Mr Kirubi and his team had brought down a success story that stood on a three-decade foundation.

Sensing collapse, Mr Kirubi and ICDC informed the public that Uchumi would be raising money through a rights issue – sale of new shares to raise capital – and the move was well received.

But as people were buying into Uchumi with the hope of reaping dividends, Mr Kirubi and ICDC were selling off some of their shares, an indication that they might have seen the end of the road and opted to cut their losses at the expense of gullible investors.

Uchumi raised Sh1.2 billion through the rights issue, but most of the money was channelled to the non-performing Uganda and Tanzania branches.

In June 2005, Mr Kirubi resigned from Uchumi Supermarkets Ltd, bringing to an end one of the retailer’s most difficult leadership eras.

South African John Masterten-Smith would take over from Mr Kirubi, albeit for only a year before the worst happened.
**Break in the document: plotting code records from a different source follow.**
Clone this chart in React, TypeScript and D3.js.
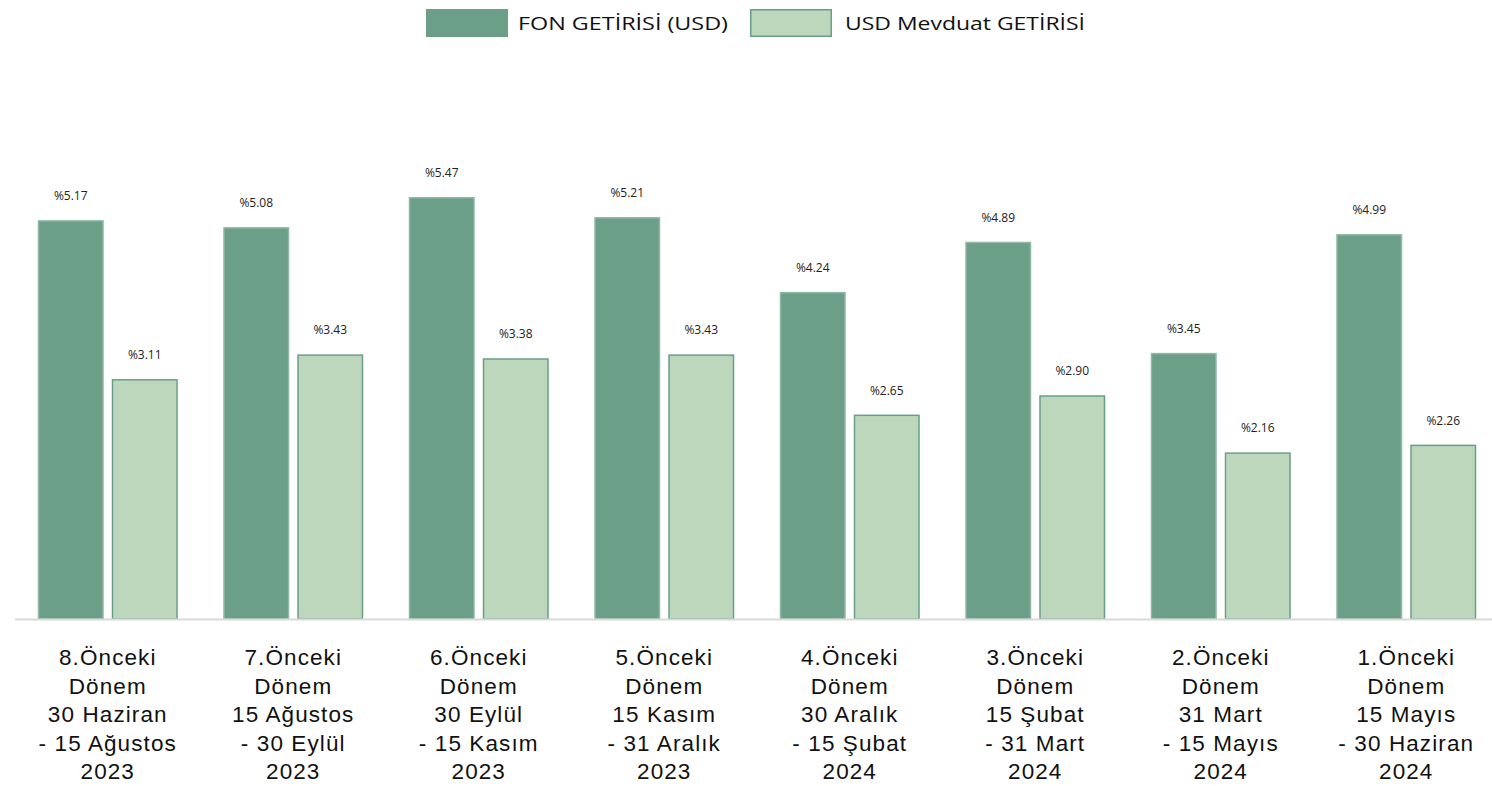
import { useMemo } from "react";
import * as d3 from "d3";

const categories = [
  ["8.Önceki", "Dönem", "30 Haziran", "- 15 Ağustos", "2023"],
  ["7.Önceki", "Dönem", "15 Ağustos", "- 30 Eylül", "2023"],
  ["6.Önceki", "Dönem", "30 Eylül", "- 15 Kasım", "2023"],
  ["5.Önceki", "Dönem", "15 Kasım", "- 31 Aralık", "2023"],
  ["4.Önceki", "Dönem", "30 Aralık", "- 15 Şubat", "2024"],
  ["3.Önceki", "Dönem", "15 Şubat", "- 31 Mart", "2024"],
  ["2.Önceki", "Dönem", "31 Mart", "- 15 Mayıs", "2024"],
  ["1.Önceki", "Dönem", "15 Mayıs", "- 30 Haziran", "2024"],
];
const fonGetirisi = [5.17, 5.08, 5.47, 5.21, 4.24, 4.89, 3.45, 4.99];
const mevduatGetirisi = [3.11, 3.43, 3.38, 3.43, 2.65, 2.9, 2.16, 2.26];
const seriesNames = ["FON GETİRİSİ (USD)", "USD Mevduat GETİRİSİ"];

const W = 1492;
const H = 786;
const DARK = "#6b9f88";
const LIGHT = "#bcd7bc";
const EDGE = "#6a9f87";

export default function App() {
  const x = useMemo(
    () =>
      d3
        .scaleBand<number>()
        .domain(d3.range(categories.length))
        .range([15, 1499])
        .paddingInner(0)
        .paddingOuter(0),
    [],
  );
  const y = useMemo(() => d3.scaleLinear().domain([0, 6]).range([619, 156.1]), []);

  const bw = 66;
  const gap = 8;
  const offsets = [-(gap / 2) - bw, gap / 2];
  const series = [fonGetirisi, mevduatGetirisi];

  return (
    <div style={{ position: "absolute", left: 0, top: 0 }}>
      <svg width={W} height={H} style={{ display: "block", background: "#fff" }}>
        {/* legend */}
        <g>
          <rect x={426} y={9} width={82} height={28} fill={DARK} />
          <text
            x={518}
            y={30}
            fontFamily="'Open Sans', sans-serif"
            fontSize={19}
            fill="#111"
            textLength={210}
            lengthAdjust="spacingAndGlyphs"
          >
            {seriesNames[0]}
          </text>
          <rect x={750.75} y={9.75} width={80.5} height={26.5} fill={LIGHT} stroke={EDGE} strokeWidth={1.5} />
          <text
            x={845}
            y={30}
            fontFamily="'Open Sans', sans-serif"
            fontSize={19}
            fill="#111"
            textLength={240}
            lengthAdjust="spacingAndGlyphs"
          >
            {seriesNames[1]}
          </text>
        </g>

        {/* bars */}
        {series.map((vals, si) =>
          vals.map((v, i) => {
            const cx = (x(i) ?? 0) + x.bandwidth() / 2;
            const bx = cx + offsets[si];
            const top = y(v);
            return (
              <g key={`${si}-${i}`}>
                <rect
                  x={bx + 0.75}
                  y={top + 0.75}
                  width={bw - 1.5}
                  height={y(0) - top - 0.75}
                  fill={si === 0 ? DARK : LIGHT}
                  stroke={si === 0 ? "#8fb8a5" : EDGE}
                  strokeWidth={1.5}
                />
                <text
                  x={bx + bw / 2}
                  y={top - 20}
                  textAnchor="middle"
                  fontFamily="'Open Sans', sans-serif"
                  fontSize={12}
                  fill="#222"
                >
                  {"%" + v.toFixed(2)}
                </text>
              </g>
            );
          }),
        )}

        {/* axis line */}
        <line x1={15} x2={W} y1={619.5} y2={619.5} stroke="#d9d9d9" strokeWidth={2} />

        {/* category labels */}
        {categories.map((lines, i) => {
          const cx = (x(i) ?? 0) + x.bandwidth() / 2;
          return (
            <text
              key={i}
              textAnchor="middle"
              fontFamily="'Liberation Sans', Arial, sans-serif"
              fontSize={22.5}
              letterSpacing={1.1}
              fill="#111"
            >
              {lines.map((l, j) => (
                <tspan key={j} x={cx} y={665 + j * 28.6}>
                  {l}
                </tspan>
              ))}
            </text>
          );
        })}
      </svg>
    </div>
  );
}
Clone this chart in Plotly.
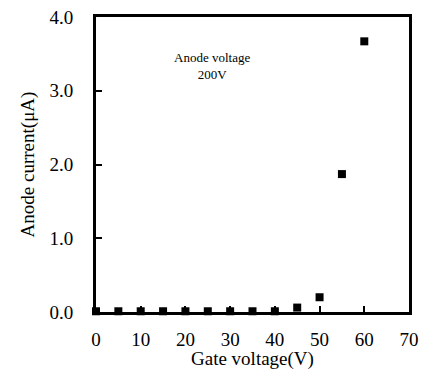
import plotly.graph_objects as go

gate_voltage = [0, 5, 10, 15, 20, 25, 30, 35, 40, 45, 50, 55, 60]
anode_current = [0.01, 0.01, 0.01, 0.01, 0.01, 0.01, 0.01, 0.01, 0.01, 0.06, 0.20, 1.87, 3.67]
x_ticks = [0, 10, 20, 30, 40, 50, 60, 70]
y_ticks = [0.0, 1.0, 2.0, 3.0, 4.0]
y_tick_labels = ["0.0", "1.0", "2.0", "3.0", "4.0"]

font = "Liberation Serif"

fig = go.Figure()
fig.add_trace(go.Scatter(
    x=gate_voltage, y=anode_current, mode="markers",
    marker=dict(symbol="square", size=8, color="black"),
    cliponaxis=False, showlegend=False,
))

fig.add_annotation(
    x=0.37, y=0.895, xref="paper", yref="paper",
    text="Anode voltage<br>200V", showarrow=False,
    font=dict(family=font, size=13, color="black"), align="center",
)

# x-axis title as annotation (placed below tick labels)
fig.add_annotation(
    x=0.5, y=-0.16, xref="paper", yref="paper", yanchor="middle",
    text="Gate voltage(V)", showarrow=False,
    font=dict(family=font, size=19, color="black"),
)

fig.update_layout(
    width=425, height=369,
    margin=dict(l=96, r=16, t=17, b=57, autoexpand=False),
    paper_bgcolor="white", plot_bgcolor="white",
    font=dict(family=font, color="black"),
    xaxis=dict(
        range=[0, 70], tickvals=x_ticks, ticks="inside", ticklen=6, tickwidth=2,
        tickcolor="black", showline=True, linewidth=3, linecolor="black",
        mirror=True, showgrid=False, zeroline=False, ticklabelstandoff=8,
        automargin=False,
        tickfont=dict(family=font, size=19),
    ),
    yaxis=dict(
        range=[0, 4.0], tickvals=y_ticks, ticktext=y_tick_labels, ticks="inside",
        ticklen=6, tickwidth=2, tickcolor="black", showline=True, linewidth=3,
        linecolor="black", mirror=True, showgrid=False, zeroline=False,
        ticklabelstandoff=16, automargin=False,
        tickfont=dict(family=font, size=19),
        title=dict(text="Anode current(μA)", font=dict(family=font, size=19), standoff=10),
    ),
)

fig.write_html("out.html")
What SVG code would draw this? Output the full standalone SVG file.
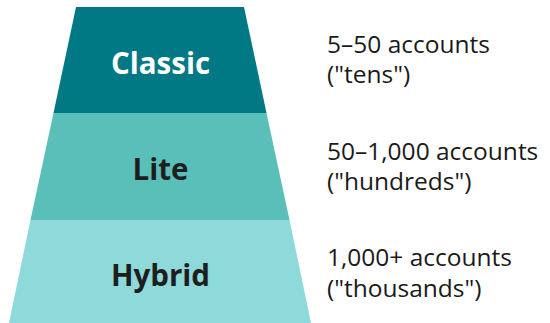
<svg xmlns="http://www.w3.org/2000/svg" width="550" height="323" viewBox="0 0 550 323">
  <style>
    .tier-label { font-family: "Open Sans", "Liberation Sans", sans-serif; font-weight: 700; font-size: 29.5px; text-anchor: middle; }
    .desc { font-family: "Open Sans", "Liberation Sans", sans-serif; font-weight: 500; font-size: 24.5px; fill: #1a1a1a; }
  </style>
  <rect width="550" height="323" fill="#ffffff"/>

  <!-- tiers of the funnel, narrowest at the top -->
  <g id="classic">
    <polygon points="76,7 244,7 266.5,113 53.5,113" fill="#017985"/>
    <text class="tier-label" x="160.5" y="74" fill="#ffffff">Classic</text>
  </g>
  <g id="lite">
    <polygon points="53.5,113 266.5,113 289.5,220 30.5,220" fill="#5bbfb9"/>
    <text class="tier-label" x="160.5" y="180" fill="#1e1e1e">Lite</text>
  </g>
  <g id="hybrid">
    <polygon points="30.5,220 289.5,220 311,323 9,323" fill="#8ed9d9"/>
    <text class="tier-label" x="160.5" y="286" fill="#1e1e1e">Hybrid</text>
  </g>

  <!-- account ranges beside each tier -->
  <g id="classic-range">
    <text class="desc" x="327" y="53">5–50 accounts<tspan x="327" dy="30">("tens")</tspan></text>
  </g>
  <g id="lite-range">
    <text class="desc" x="327" y="160">50–1,000 accounts<tspan x="327" dy="30">("hundreds")</tspan></text>
  </g>
  <g id="hybrid-range">
    <text class="desc" x="327" y="266">1,000+ accounts<tspan x="327" dy="31">("thousands")</tspan></text>
  </g>

  <g id="connectors"/>
</svg>
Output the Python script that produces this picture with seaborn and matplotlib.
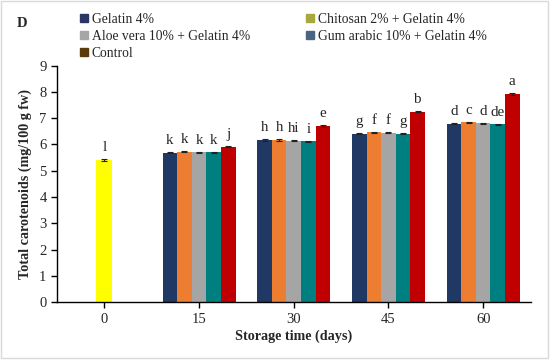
import pandas as pd
import matplotlib.pyplot as plt
import seaborn as sns
from matplotlib.lines import Line2D
from matplotlib.patches import Rectangle

days = ["0", "15", "30", "45", "60"]
treat_days = ["15", "30", "45", "60"]
treatments = ["Gelatin 4%", "Chitosan 2% + Gelatin 4%", "Aloe vera 10% + Gelatin 4%",
              "Gum arabic 10% + Gelatin 4%", "Control"]

day0_value = 5.41
day0_sd = 0.02
day0_letter = "l"

gelatin = [5.68, 6.17, 6.40, 6.78]
chitosan = [5.72, 6.17, 6.46, 6.84]
aloe = [5.70, 6.15, 6.45, 6.80]
gum = [5.70, 6.13, 6.40, 6.77]
control = [5.92, 6.71, 7.25, 7.92]

gelatin_sd = [0.02, 0.02, 0.02, 0.02]
chitosan_sd = [0.02, 0.02, 0.02, 0.03]
aloe_sd = [0.02, 0.02, 0.02, 0.02]
gum_sd = [0.02, 0.02, 0.02, 0.02]
control_sd = [0.03, 0.03, 0.02, 0.03]

gelatin_let = ["k", "h", "g", "d"]
chitosan_let = ["k", "h", "f", "c"]
aloe_let = ["k", "hi", "f", "d"]
gum_let = ["k", "i", "g", "de"]
control_let = ["j", "e", "b", "a"]

bar_colors = ["#203864", "#ED7D31", "#A5A5A5", "#007F80", "#C00000"]
legend_colors = ["#2B3566", "#A8A83C", "#A6A6A6", "#4A6584", "#5C3A0C"]

values = [gelatin, chitosan, aloe, gum, control]
sds = [gelatin_sd, chitosan_sd, aloe_sd, gum_sd, control_sd]
letters = [gelatin_let, chitosan_let, aloe_let, gum_let, control_let]

rows = []
for t, vals in zip(treatments, values):
    for d, v in zip(treat_days, vals):
        rows.append({"day": d, "treatment": t, "value": v})
df = pd.DataFrame(rows)
df0 = pd.DataFrame({"day": ["0"], "value": [day0_value]})

sns.set_style("ticks")
plt.rcParams["font.family"] = ["Liberation Serif", "DejaVu Serif"]

fig = plt.figure(figsize=(5.5, 3.6), dpi=100)
ax = fig.add_axes([0.1036, 0.160, 0.861, 0.658])

sns.barplot(data=df0, x="day", y="value", order=days, color="#FFFF00",
            width=0.17, saturation=1, linewidth=0, ax=ax)
sns.barplot(data=df, x="day", y="value", hue="treatment", order=days,
            hue_order=treatments, palette=bar_colors, width=0.77,
            saturation=1, linewidth=0, legend=False, ax=ax)

conts = ax.containers
all_vals = [[day0_value]] + values
all_sds = [[day0_sd]] + sds
all_lets = [[day0_letter]] + letters
for c, v, s, l in zip(conts, all_vals, all_sds, all_lets):
    xs = [p.get_x() + p.get_width() / 2 for p in c.patches]
    ax.errorbar(xs, v, yerr=s, fmt="none", ecolor="#222222", elinewidth=0.8,
                capsize=2.5, capthick=0.8)
    ax.bar_label(c, labels=l, padding=4, fontsize=10.8)

ax.set_ylim(0, 9)
ax.set_xlim(-0.5, 4.5)
ax.set_yticks(range(0, 10))
ax.tick_params(labelsize=10.5, length=4, width=1, direction="out", color="black")
ax.set_xlabel("Storage time (days)", fontsize=10.2, fontweight="bold", labelpad=3)
ax.set_ylabel("Total carotenoids (mg/100 g fw)", fontsize=10.2, fontweight="bold", labelpad=5)
for side in ["top", "right"]:
    ax.spines[side].set_visible(False)
for side in ["left", "bottom"]:
    ax.spines[side].set_linewidth(1)
    ax.spines[side].set_color("black")

handles = [Line2D([], [], marker="s", linestyle="none", markersize=5.5,
                  markerfacecolor=c, markeredgecolor=c) for c in legend_colors]
order = [0, 2, 4, 1, 3]
fig.legend([handles[i] for i in order], [treatments[i] for i in order],
           loc="upper left", bbox_to_anchor=(0.125, 0.995), ncol=2, frameon=False,
           fontsize=9.8, handlelength=0.6, handletextpad=0.3, columnspacing=4.1,
           labelspacing=0.3, borderaxespad=0.4)

fig.text(0.03, 0.936, "D", fontsize=10.5, fontweight="bold", va="center")
fig.patches.append(Rectangle((0.002, 0.006), 0.995, 0.99, transform=fig.transFigure,
                             fill=False, edgecolor="#D9D9D9", linewidth=1))

fig.savefig("out.png", dpi=100)
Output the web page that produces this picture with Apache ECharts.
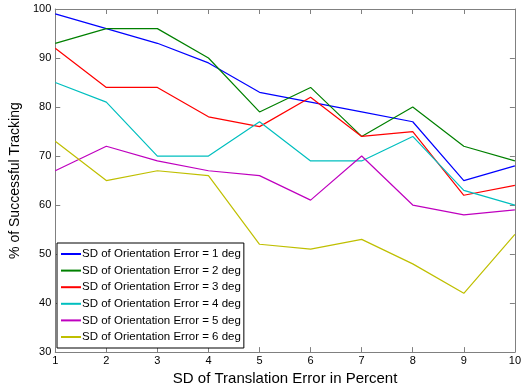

In June 2006 the supermarket chain still owed KCB and PTA banks Sh891 million and suppliers were breathing down Uchumi’s neck over unpaid invoices of more than Sh1.8 billion.

The two banks placed Uchumi in receivership, a move that cast the spot light on one of the few but spectacular failures in Mr Kirubi’s business life.

The government appeared intent on having someone pay for the collapse, and two years after Uchumi went into receivership, Mr Kirubi was charged in court alongside 13 others over the Aga Khan Walk building sale.

Lloyd Masika officials Amin Akbekali Manji and Shamash Habib Manji were also arraigned, as were Allgate Ltd directors Atul Raichand Shah and Deepak Kantilal.

They were accused of defrauding Uchumi Supermarkets Ltd, and 15 witnesses – mostly former Uchumi workers – were called in as witnesses.

Chief Magistrate Gilbert Mutembei acquitted all the accused by finding that Uchumi was not a parastatal hence the charge against the suspects was not capable of minting a conviction.

Mr Mutembei held that the prosecution should have withdrawn the case after the first two witnesses testified, as it was evident that the suit was heading nowhere.